EXERCISE INSTRUCTIONS => Restate the data exactly as given and keep the pictures out.

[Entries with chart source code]
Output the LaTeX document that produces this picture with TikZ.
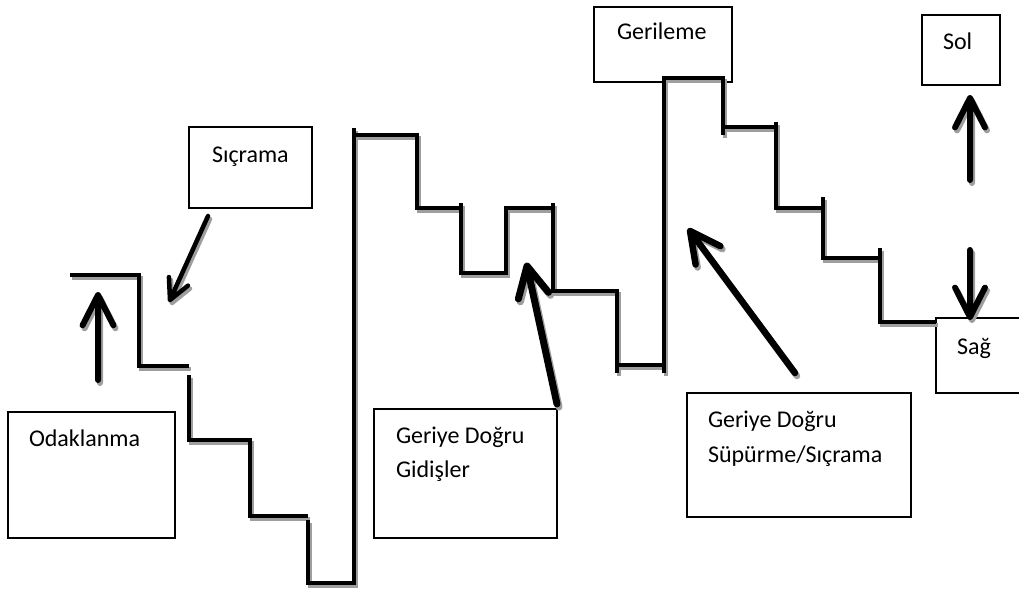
\documentclass[tikz,border=0pt]{standalone}
\usepackage{fontspec}
\setmainfont{Carlito}
\usetikzlibrary{calc}
\definecolor{shade}{gray}{0.62}
\tikzset{
  stair/.style={line width=4.3pt, line cap=butt, line join=miter},
  box/.style={draw, line width=1.3pt, rectangle, inner sep=0pt, outer sep=0pt, anchor=north west},
  lbl/.style={anchor=base west, inner sep=0pt, outer sep=0pt, font=\fontsize{24}{28}\selectfont},
  pointer/.style={line width=6pt, line cap=round, line join=round},
}
% shaft from #2 to #3 with an open chevron head of barb length #4
\newcommand\barbarrow[4][]{%
  \draw[pointer,#1] (#2) -- (#3)
    ($(#3)!#4!27:(#2)$) -- (#3) -- ($(#3)!#4!-27:(#2)$);}
\begin{document}
\begin{tikzpicture}[x=1pt,y=-1pt]
\useasboundingbox (0,0) rectangle (1019,592);
\clip (0,0) rectangle (1019,592);
\fill[white] (0,0) rectangle (1019,592);

% boxes
\node[box, minimum width=167pt, minimum height=126pt] (odak) at (8,412) {};
\node[box, minimum width=123pt, minimum height=81pt] (sicr) at (189,127) {};
\node[box, minimum width=138pt, minimum height=75pt] (geri) at (594,7) {};
\node[box, minimum width=78pt, minimum height=70pt] (sol) at (922,15) {};
\node[box, minimum width=94pt, minimum height=75pt] (sag) at (936,318) {};
\node[box, minimum width=183pt, minimum height=129pt] (gidis) at (374,409) {};
\node[box, minimum width=224pt, minimum height=124pt] (supur) at (687,393) {};

% labels
\node[lbl] (t-odak) at (29,446) {Odaklanma};
\node[lbl] (t-sicr) at (212,162) {Sıçrama};
\node[lbl] (t-geri) at (617,39) {Gerileme};
\node[lbl] (t-sol) at (943,49) {Sol};
\node[lbl] (t-sag) at (957,354) {Sağ};
\node[lbl] (t-gidis1) at (396,443) {Geriye Doğru};
\node[lbl] (t-gidis2) at (396,477) {Gidişler};
\node[lbl] (t-supur1) at (708,427) {Geriye Doğru};
\node[lbl] (t-supur2) at (708,462) {Süpürme/Sıçrama};

% arrow ends
\coordinate (up-tail) at (98,380);   \coordinate (up-tip) at (98,295);
\coordinate (sc-tail) at (208,216);  \coordinate (sc-tip) at (170,300);
\coordinate (gd-tail) at (557,404);  \coordinate (gd-tip) at (527,266);
\coordinate (sp-tail) at (795,373);  \coordinate (sp-tip) at (690,231);
\coordinate (sol-tail) at (970,180); \coordinate (sol-tip) at (970,98);
\coordinate (sag-tail) at (970,250); \coordinate (sag-tip) at (970,317);

% staircase and arrows, each drawn over its grey drop shadow
\foreach \col/\dx/\dy in {shade/2/3, black/0/0}{
\begin{scope}[transform canvas={shift={(\dx pt,-\dy pt)}}, color=\col]
  \draw[stair] (70,275) -- (139,275) -- (139,366) -- (189,366);
  \draw[stair] (189,375) -- (189,440) -- (250,440) -- (250,516) -- (308,516);
  \draw[stair] (308,520) -- (308,583) -- (354,583) -- (354,128);
  \draw[stair] (354,135) -- (417,135) -- (417,208) -- (461,208);
  \draw[stair] (461,203) -- (461,273) -- (506,273) -- (506,208) -- (553,208);
  \draw[stair] (553,203) -- (553,291) -- (617,291) -- (617,373);
  \draw[stair] (617,365) -- (663,365);
  \draw[stair] (664,373) -- (664,78) -- (723,78) -- (723,135);
  \draw[stair] (723,127) -- (776,127);
  \draw[stair] (776,122) -- (776,208) -- (823,208);
  \draw[stair] (823,197) -- (823,258) -- (880,258);
  \draw[stair] (880,248) -- (880,322) -- (936,322);

  \barbarrow{up-tail}{up-tip}{34pt}
  \barbarrow[line width=4.5pt]{sc-tail}{sc-tip}{23pt}
  \barbarrow[line width=7pt]{gd-tail}{gd-tip}{34pt}
  \barbarrow[line width=6.5pt]{sp-tail}{sp-tip}{34pt}
  \barbarrow{sol-tail}{sol-tip}{33pt}
  \barbarrow{sag-tail}{sag-tip}{33pt}
\end{scope}
}
\end{tikzpicture}
\end{document}
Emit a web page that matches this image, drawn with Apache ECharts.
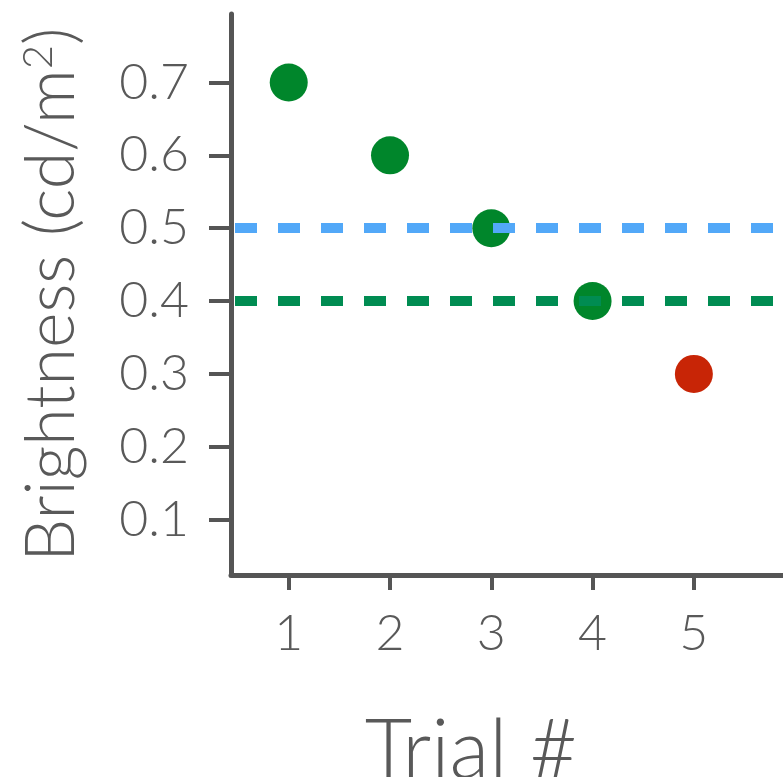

RESPONSE FOR THIS EXERCISE =>
Output the LaTeX document that produces this picture with TikZ.
\documentclass[tikz,border=0pt]{standalone}
\usepackage{fontspec}
\setmainfont{Carlito}
\usetikzlibrary{calc}
\definecolor{shade}{gray}{0.62}
\tikzset{
  stair/.style={line width=4.3pt, line cap=butt, line join=miter},
  box/.style={draw, line width=1.3pt, rectangle, inner sep=0pt, outer sep=0pt, anchor=north west},
  lbl/.style={anchor=base west, inner sep=0pt, outer sep=0pt, font=\fontsize{24}{28}\selectfont},
  pointer/.style={line width=6pt, line cap=round, line join=round},
}
% shaft from #2 to #3 with an open chevron head of barb length #4
\newcommand\barbarrow[4][]{%
  \draw[pointer,#1] (#2) -- (#3)
    ($(#3)!#4!27:(#2)$) -- (#3) -- ($(#3)!#4!-27:(#2)$);}
\begin{document}
\begin{tikzpicture}[x=1pt,y=-1pt]
\useasboundingbox (0,0) rectangle (1019,592);
\clip (0,0) rectangle (1019,592);
\fill[white] (0,0) rectangle (1019,592);

% boxes
\node[box, minimum width=167pt, minimum height=126pt] (odak) at (8,412) {};
\node[box, minimum width=123pt, minimum height=81pt] (sicr) at (189,127) {};
\node[box, minimum width=138pt, minimum height=75pt] (geri) at (594,7) {};
\node[box, minimum width=78pt, minimum height=70pt] (sol) at (922,15) {};
\node[box, minimum width=94pt, minimum height=75pt] (sag) at (936,318) {};
\node[box, minimum width=183pt, minimum height=129pt] (gidis) at (374,409) {};
\node[box, minimum width=224pt, minimum height=124pt] (supur) at (687,393) {};

% labels
\node[lbl] (t-odak) at (29,446) {Odaklanma};
\node[lbl] (t-sicr) at (212,162) {Sıçrama};
\node[lbl] (t-geri) at (617,39) {Gerileme};
\node[lbl] (t-sol) at (943,49) {Sol};
\node[lbl] (t-sag) at (957,354) {Sağ};
\node[lbl] (t-gidis1) at (396,443) {Geriye Doğru};
\node[lbl] (t-gidis2) at (396,477) {Gidişler};
\node[lbl] (t-supur1) at (708,427) {Geriye Doğru};
\node[lbl] (t-supur2) at (708,462) {Süpürme/Sıçrama};

% arrow ends
\coordinate (up-tail) at (98,380);   \coordinate (up-tip) at (98,295);
\coordinate (sc-tail) at (208,216);  \coordinate (sc-tip) at (170,300);
\coordinate (gd-tail) at (557,404);  \coordinate (gd-tip) at (527,266);
\coordinate (sp-tail) at (795,373);  \coordinate (sp-tip) at (690,231);
\coordinate (sol-tail) at (970,180); \coordinate (sol-tip) at (970,98);
\coordinate (sag-tail) at (970,250); \coordinate (sag-tip) at (970,317);

% staircase and arrows, each drawn over its grey drop shadow
\foreach \col/\dx/\dy in {shade/2/3, black/0/0}{
\begin{scope}[transform canvas={shift={(\dx pt,-\dy pt)}}, color=\col]
  \draw[stair] (70,275) -- (139,275) -- (139,366) -- (189,366);
  \draw[stair] (189,375) -- (189,440) -- (250,440) -- (250,516) -- (308,516);
  \draw[stair] (308,520) -- (308,583) -- (354,583) -- (354,128);
  \draw[stair] (354,135) -- (417,135) -- (417,208) -- (461,208);
  \draw[stair] (461,203) -- (461,273) -- (506,273) -- (506,208) -- (553,208);
  \draw[stair] (553,203) -- (553,291) -- (617,291) -- (617,373);
  \draw[stair] (617,365) -- (663,365);
  \draw[stair] (664,373) -- (664,78) -- (723,78) -- (723,135);
  \draw[stair] (723,127) -- (776,127);
  \draw[stair] (776,122) -- (776,208) -- (823,208);
  \draw[stair] (823,197) -- (823,258) -- (880,258);
  \draw[stair] (880,248) -- (880,322) -- (936,322);

  \barbarrow{up-tail}{up-tip}{34pt}
  \barbarrow[line width=4.5pt]{sc-tail}{sc-tip}{23pt}
  \barbarrow[line width=7pt]{gd-tail}{gd-tip}{34pt}
  \barbarrow[line width=6.5pt]{sp-tail}{sp-tip}{34pt}
  \barbarrow{sol-tail}{sol-tip}{33pt}
  \barbarrow{sag-tail}{sag-tip}{33pt}
\end{scope}
}
\end{tikzpicture}
\end{document}
Emit a web page that matches this image, drawn with Apache ECharts.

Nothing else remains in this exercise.